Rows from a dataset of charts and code

· · · · · · ·

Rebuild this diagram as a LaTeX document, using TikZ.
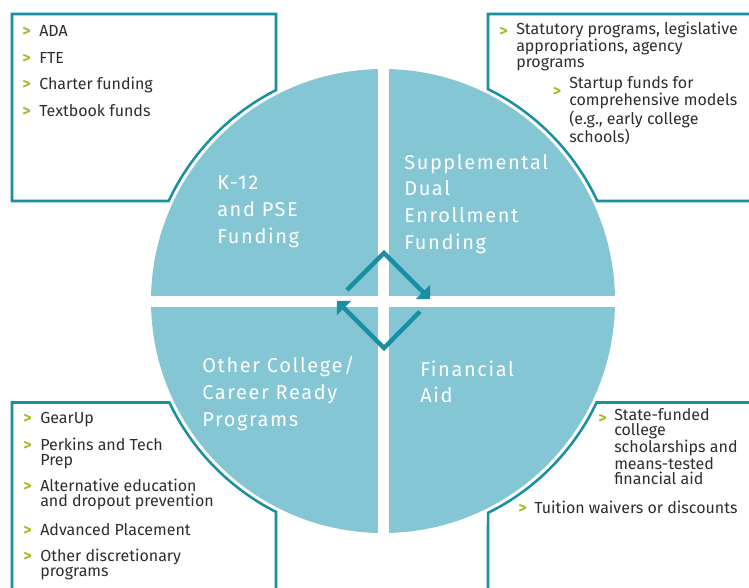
\documentclass[tikz,border=0pt]{standalone}
\usepackage{fontspec}
\setmainfont{Fira Sans}
\newfontfamily\quadfont[LetterSpace=8]{Fira Sans}
\usetikzlibrary{arrows.meta}

\definecolor{quadfill}{RGB}{132,198,211}
\definecolor{tealline}{RGB}{24,143,163}
\definecolor{bulgreen}{RGB}{160,190,40}
\definecolor{listgray}{RGB}{45,45,45}

% multi-line nodes sit on the baseline of their last line
\tikzset{
  quadlbl/.style={anchor=base west, inner sep=0pt, align=left, text=white, font=\quadfont\fontsize{15}{20}\selectfont},
  listtxt/.style={anchor=base west, inner sep=0pt, align=left, text=listgray, font=\fontsize{12}{11.4}\selectfont},
  bul/.style={anchor=base west, inner sep=0pt, text=bulgreen, font=\bfseries\fontsize{12}{11.4}\selectfont},
  boxline/.style={draw=tealline, line width=1.9pt},
  cyclearrow/.style={draw=tealline, line width=3.3pt, -{Triangle[width=15pt,length=7.5pt]}}
}

\begin{document}
\begin{tikzpicture}[x=0.75pt,y=0.75pt,yscale=-1,xscale=1]
\useasboundingbox (0,0) rectangle (749,587);

%Shape: Circle with white cross
\fill[quadfill] (383,301) circle[radius=232];
\fill[white] (377.5,60) rectangle (388.5,545);
\fill[white] (140,295.7) rectangle (625,306.5);

%Shape: corner boxes
\draw[boxline] (12,14) -- (276,14) -- (276,90.1) arc[start angle=243.10, end angle=205.02, radius=236.5] -- (12,201) -- cycle;
\draw[boxline] (760,14) -- (488,14) -- (488,89.1) arc[start angle=296.36, end angle=334.98, radius=236.5] -- (760,201);
\draw[boxline] (12,600) -- (12,402.5) -- (169.4,402.5) arc[start angle=154.58, end angle=116.90, radius=236.5] -- (276,600);
\draw[boxline] (760,402.5) -- (596.6,402.5) arc[start angle=25.42, end angle=63.64, radius=236.5] -- (488,600);

%Cycle arrows
\coordinate (upS) at (347,290);
\coordinate (upTop) at (384,253);
\coordinate (upE) at (430,299);
\coordinate (loS) at (420,311.5);
\coordinate (loBot) at (384,348);
\coordinate (loE) at (337,301);
\draw[cyclearrow] (upS) -- (upTop) -- (upE);
\draw[cyclearrow] (loS) -- (loBot) -- (loE);

% Quadrant labels
\node[quadlbl] (kfund) at (217,243.3) {K-12\\and PSE\\Funding};
\node[quadlbl] (supp) at (404,249) {Supplemental\\Dual\\Enrollment\\Funding};
\node[quadlbl] (other) at (202,426.3) {Other College/\\Career Ready\\Programs};
\node[quadlbl] (finaid) at (420,402.7) {Financial\\Aid};

% Top left list
\node[bul] (bada) at (22,36) {>};
\node[listtxt] (ada) at (39,36) {ADA};
\node[bul] (bfte) at (22,63) {>};
\node[listtxt] (fte) at (39,63) {FTE};
\node[bul] (bcharter) at (22,89) {>};
\node[listtxt] (charter) at (39,89) {Charter funding};
\node[bul] (btextbook) at (22,116) {>};
\node[listtxt] (textbook) at (39,116) {Textbook funds};

% Top right list
\node[bul] (bstatutory) at (499,36.7) {>};
\node[listtxt] (statutory) at (516,67.1) {Statutory programs, legislative\\appropriations, agency\\programs};
\node[bul] (bstartup) at (552.5,96.7) {>};
\node[listtxt] (startup) at (569,142.3) {Startup funds for\\comprehensive models\\(e.g., early college\\schools)};

% Bottom left list
\node[bul] (bgearup) at (23,423.3) {>};
\node[listtxt] (gearup) at (40,423.3) {GearUp};
\node[bul] (bperkins) at (23,450) {>};
\node[listtxt] (perkins) at (40,465.2) {Perkins and Tech\\Prep};
\node[bul] (baltedu) at (23,491.7) {>};
\node[listtxt] (altedu) at (40,506.9) {Alternative education\\and dropout prevention};
\node[bul] (badvplace) at (23,535) {>};
\node[listtxt] (advplace) at (40,535) {Advanced Placement};
\node[bul] (botherdisc) at (23,561.7) {>};
\node[listtxt] (otherdisc) at (40,576.9) {Other discretionary\\programs};

% Bottom right list
\node[bul] (bstatefund) at (598,423.3) {>};
\node[listtxt] (statefund) at (614,484.5) {State-funded\\college\\scholarships and\\means-tested\\financial aid};
\node[bul] (btuition) at (518,513) {>};
\node[listtxt] (tuition) at (534,513) {Tuition waivers or discounts};

\end{tikzpicture}
\end{document}
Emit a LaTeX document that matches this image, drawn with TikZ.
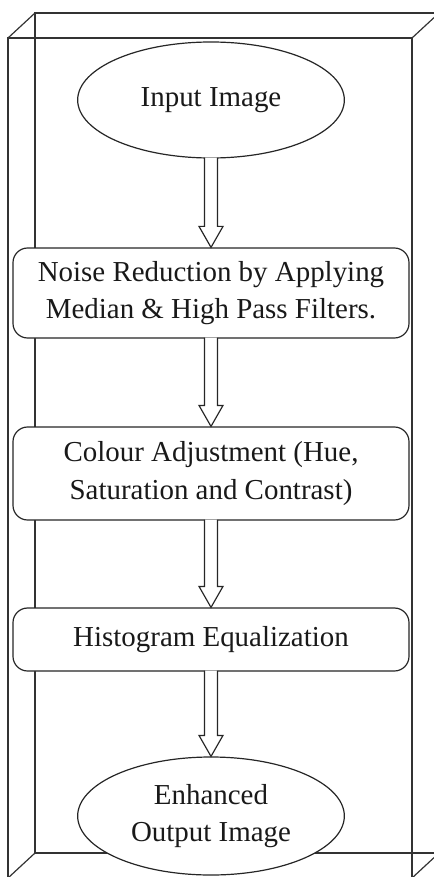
\documentclass[tikz,border=0pt]{standalone}
\usepackage{fontspec}
\setmainfont{Liberation Serif}
\usetikzlibrary{shapes.geometric,calc}
\newcommand\flowarrow[2]{%
  \draw[arrowline] ($(#1.south)+(-6.5,-1)$) -- ($(#2.north)+(-6.5,-21)$) -- ($(#2.north)+(-12,-21)$)
    -- (#2.north) -- ($(#2.north)+(12,-21)$) -- ($(#2.north)+(6.5,-21)$) -- ($(#1.south)+(6.5,-1)$);}
\begin{document}
\begin{tikzpicture}[x=0.75pt,y=-0.75pt,
  frame/.style={draw=black!80, line width=0.9pt},
  txt/.style={align=center, text=black!90, font=\fontsize{21.7}{28}\selectfont},
  oval/.style={txt, ellipse, draw=black!85, line width=0.9pt, fill=white, inner sep=0pt, minimum width=200pt},
  procbox/.style={txt, rectangle, rounded corners=11pt, draw=black!85, line width=0.9pt, fill=white, minimum width=297pt, inner sep=0pt},
  arrowline/.style={draw=black!85, line width=0.9pt, fill=white}]
\useasboundingbox (0,0) rectangle (434,877);
\clip (0,0) rectangle (434,877);
% 3D frame
\draw[frame] (35,13) rectangle (439,853);
\draw[frame] (8,38) rectangle (412,878);
\draw[frame] (8,38) -- (35,13);
\draw[frame] (412,38) -- (439,13);
\draw[frame] (8,878) -- (35,853);
\draw[frame] (412,878) -- (439,853);
% nodes
\node[oval, minimum height=87pt] (input) at (211,100) {Input Image};
\node[procbox, minimum height=67.5pt] (noise) at (211,293) {Noise Reduction by Applying\\Median \& High Pass Filters.};
\node[procbox, minimum height=69.75pt] (colour) at (211,473.5) {Colour Adjustment (Hue,\\Saturation and Contrast)};
\node[procbox, minimum height=47.25pt] (hist) at (211,639.5) {Histogram Equalization};
\node[oval, minimum height=88.5pt] (output) at (211,816) {Enhanced\\Output Image};
% arrows
\flowarrow{input}{noise}
\flowarrow{noise}{colour}
\flowarrow{colour}{hist}
\flowarrow{hist}{output}
\end{tikzpicture}
\end{document}
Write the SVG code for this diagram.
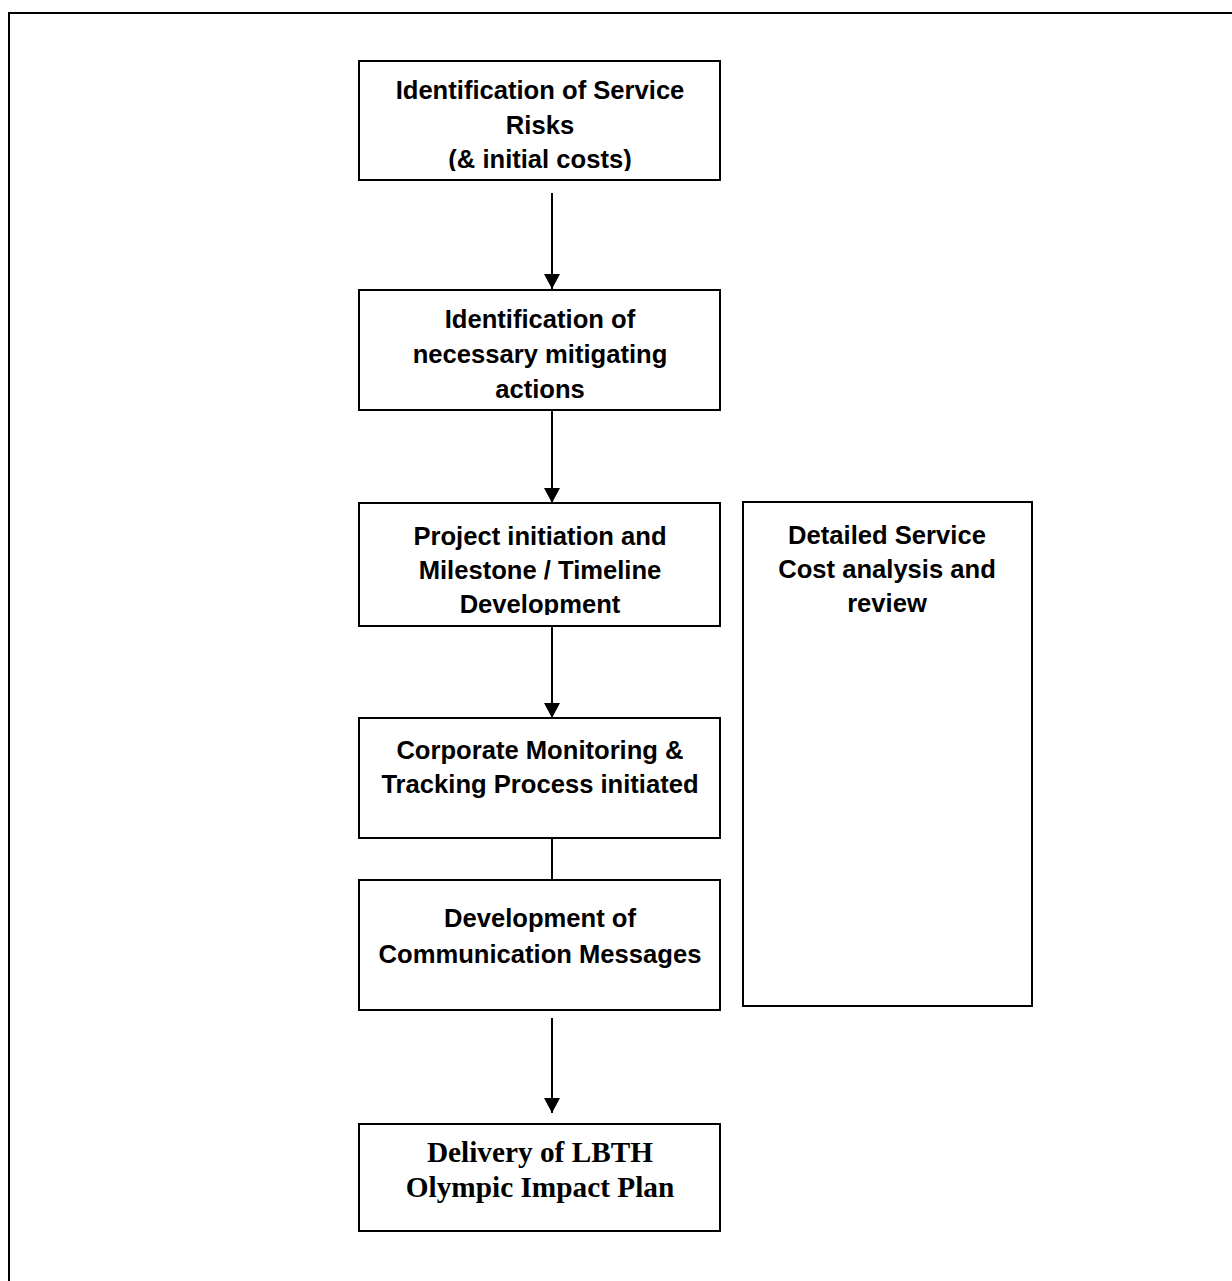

· · · · · · ·

SHORT EXERCISE — Everything from the first line of the entries through the line that contains "radius=236.5] -- (488,600);" is to be reproduced exactly, except the pictures.

THE SOLUTION —
Rebuild this diagram as a LaTeX document, using TikZ.
\documentclass[tikz,border=0pt]{standalone}
\usepackage{fontspec}
\setmainfont{Fira Sans}
\newfontfamily\quadfont[LetterSpace=8]{Fira Sans}
\usetikzlibrary{arrows.meta}

\definecolor{quadfill}{RGB}{132,198,211}
\definecolor{tealline}{RGB}{24,143,163}
\definecolor{bulgreen}{RGB}{160,190,40}
\definecolor{listgray}{RGB}{45,45,45}

% multi-line nodes sit on the baseline of their last line
\tikzset{
  quadlbl/.style={anchor=base west, inner sep=0pt, align=left, text=white, font=\quadfont\fontsize{15}{20}\selectfont},
  listtxt/.style={anchor=base west, inner sep=0pt, align=left, text=listgray, font=\fontsize{12}{11.4}\selectfont},
  bul/.style={anchor=base west, inner sep=0pt, text=bulgreen, font=\bfseries\fontsize{12}{11.4}\selectfont},
  boxline/.style={draw=tealline, line width=1.9pt},
  cyclearrow/.style={draw=tealline, line width=3.3pt, -{Triangle[width=15pt,length=7.5pt]}}
}

\begin{document}
\begin{tikzpicture}[x=0.75pt,y=0.75pt,yscale=-1,xscale=1]
\useasboundingbox (0,0) rectangle (749,587);

%Shape: Circle with white cross
\fill[quadfill] (383,301) circle[radius=232];
\fill[white] (377.5,60) rectangle (388.5,545);
\fill[white] (140,295.7) rectangle (625,306.5);

%Shape: corner boxes
\draw[boxline] (12,14) -- (276,14) -- (276,90.1) arc[start angle=243.10, end angle=205.02, radius=236.5] -- (12,201) -- cycle;
\draw[boxline] (760,14) -- (488,14) -- (488,89.1) arc[start angle=296.36, end angle=334.98, radius=236.5] -- (760,201);
\draw[boxline] (12,600) -- (12,402.5) -- (169.4,402.5) arc[start angle=154.58, end angle=116.90, radius=236.5] -- (276,600);
\draw[boxline] (760,402.5) -- (596.6,402.5) arc[start angle=25.42, end angle=63.64, radius=236.5] -- (488,600);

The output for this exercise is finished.